======== SUPPLIED INFORMATION ========

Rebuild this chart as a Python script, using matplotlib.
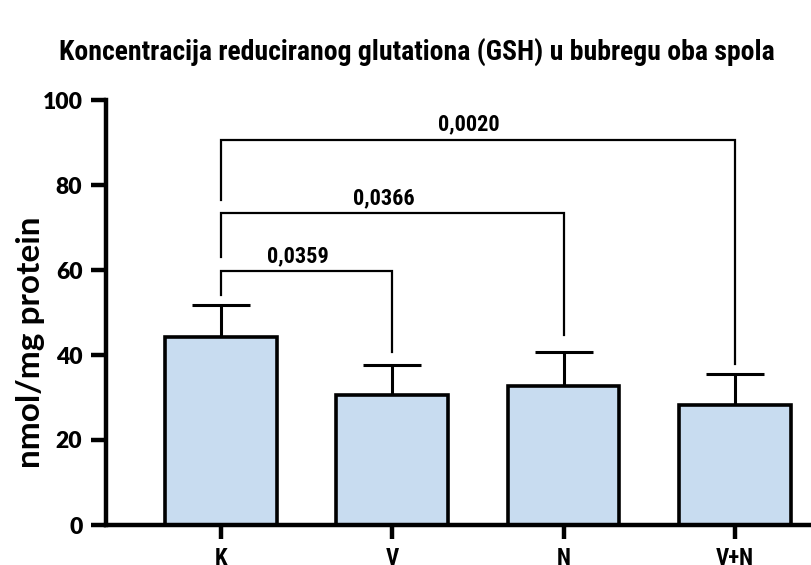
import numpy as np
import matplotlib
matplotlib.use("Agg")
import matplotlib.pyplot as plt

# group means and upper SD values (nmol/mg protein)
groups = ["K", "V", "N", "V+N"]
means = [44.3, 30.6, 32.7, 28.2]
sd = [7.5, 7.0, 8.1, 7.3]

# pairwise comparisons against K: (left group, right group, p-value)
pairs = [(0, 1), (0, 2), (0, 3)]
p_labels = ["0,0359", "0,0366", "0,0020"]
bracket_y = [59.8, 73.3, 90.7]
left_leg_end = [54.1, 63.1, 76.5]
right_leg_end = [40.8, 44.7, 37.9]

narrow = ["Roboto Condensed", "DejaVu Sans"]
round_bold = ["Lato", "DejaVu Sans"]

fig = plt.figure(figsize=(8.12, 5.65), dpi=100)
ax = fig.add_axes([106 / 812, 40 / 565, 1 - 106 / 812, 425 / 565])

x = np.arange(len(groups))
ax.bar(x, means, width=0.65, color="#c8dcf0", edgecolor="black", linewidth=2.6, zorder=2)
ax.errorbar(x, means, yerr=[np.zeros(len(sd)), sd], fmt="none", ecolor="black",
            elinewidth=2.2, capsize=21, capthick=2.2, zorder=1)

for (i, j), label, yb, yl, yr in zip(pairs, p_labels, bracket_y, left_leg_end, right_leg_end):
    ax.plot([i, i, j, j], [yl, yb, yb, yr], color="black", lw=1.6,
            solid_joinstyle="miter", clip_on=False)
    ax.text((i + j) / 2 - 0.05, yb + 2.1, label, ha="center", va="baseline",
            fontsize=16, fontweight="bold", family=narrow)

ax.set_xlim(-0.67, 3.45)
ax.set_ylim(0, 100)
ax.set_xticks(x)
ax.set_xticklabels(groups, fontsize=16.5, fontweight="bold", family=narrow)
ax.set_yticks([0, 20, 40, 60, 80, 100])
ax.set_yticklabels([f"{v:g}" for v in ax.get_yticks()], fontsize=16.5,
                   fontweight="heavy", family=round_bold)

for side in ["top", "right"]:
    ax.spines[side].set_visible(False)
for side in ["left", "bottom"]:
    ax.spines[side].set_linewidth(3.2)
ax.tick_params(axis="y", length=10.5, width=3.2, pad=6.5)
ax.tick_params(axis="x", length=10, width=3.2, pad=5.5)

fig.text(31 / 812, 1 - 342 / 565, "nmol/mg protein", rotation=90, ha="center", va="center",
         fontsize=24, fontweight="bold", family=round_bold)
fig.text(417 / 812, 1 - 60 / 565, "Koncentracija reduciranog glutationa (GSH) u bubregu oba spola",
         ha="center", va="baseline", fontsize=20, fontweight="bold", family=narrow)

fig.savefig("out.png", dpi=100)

========

• **PROBLEM**: Repeat the data exactly, without the pictures.

• **WRITTEN RESPONSE**:
Rebuild this chart as a Python script, using matplotlib.
import numpy as np
import matplotlib
matplotlib.use("Agg")
import matplotlib.pyplot as plt

# group means and upper SD values (nmol/mg protein)
groups = ["K", "V", "N", "V+N"]
means = [44.3, 30.6, 32.7, 28.2]
sd = [7.5, 7.0, 8.1, 7.3]

# pairwise comparisons against K: (left group, right group, p-value)
pairs = [(0, 1), (0, 2), (0, 3)]
p_labels = ["0,0359", "0,0366", "0,0020"]
bracket_y = [59.8, 73.3, 90.7]
left_leg_end = [54.1, 63.1, 76.5]
right_leg_end = [40.8, 44.7, 37.9]

narrow = ["Roboto Condensed", "DejaVu Sans"]
round_bold = ["Lato", "DejaVu Sans"]

fig = plt.figure(figsize=(8.12, 5.65), dpi=100)
ax = fig.add_axes([106 / 812, 40 / 565, 1 - 106 / 812, 425 / 565])

x = np.arange(len(groups))
ax.bar(x, means, width=0.65, color="#c8dcf0", edgecolor="black", linewidth=2.6, zorder=2)
ax.errorbar(x, means, yerr=[np.zeros(len(sd)), sd], fmt="none", ecolor="black",
            elinewidth=2.2, capsize=21, capthick=2.2, zorder=1)

for (i, j), label, yb, yl, yr in zip(pairs, p_labels, bracket_y, left_leg_end, right_leg_end):
    ax.plot([i, i, j, j], [yl, yb, yb, yr], color="black", lw=1.6,
            solid_joinstyle="miter", clip_on=False)
    ax.text((i + j) / 2 - 0.05, yb + 2.1, label, ha="center", va="baseline",
            fontsize=16, fontweight="bold", family=narrow)

ax.set_xlim(-0.67, 3.45)
ax.set_ylim(0, 100)
ax.set_xticks(x)
ax.set_xticklabels(groups, fontsize=16.5, fontweight="bold", family=narrow)
ax.set_yticks([0, 20, 40, 60, 80, 100])
ax.set_yticklabels([f"{v:g}" for v in ax.get_yticks()], fontsize=16.5,
                   fontweight="heavy", family=round_bold)

for side in ["top", "right"]:
    ax.spines[side].set_visible(False)
for side in ["left", "bottom"]:
    ax.spines[side].set_linewidth(3.2)
ax.tick_params(axis="y", length=10.5, width=3.2, pad=6.5)
ax.tick_params(axis="x", length=10, width=3.2, pad=5.5)

fig.text(31 / 812, 1 - 342 / 565, "nmol/mg protein", rotation=90, ha="center", va="center",
         fontsize=24, fontweight="bold", family=round_bold)
fig.text(417 / 812, 1 - 60 / 565, "Koncentracija reduciranog glutationa (GSH) u bubregu oba spola",
         ha="center", va="baseline", fontsize=20, fontweight="bold", family=narrow)

fig.savefig("out.png", dpi=100)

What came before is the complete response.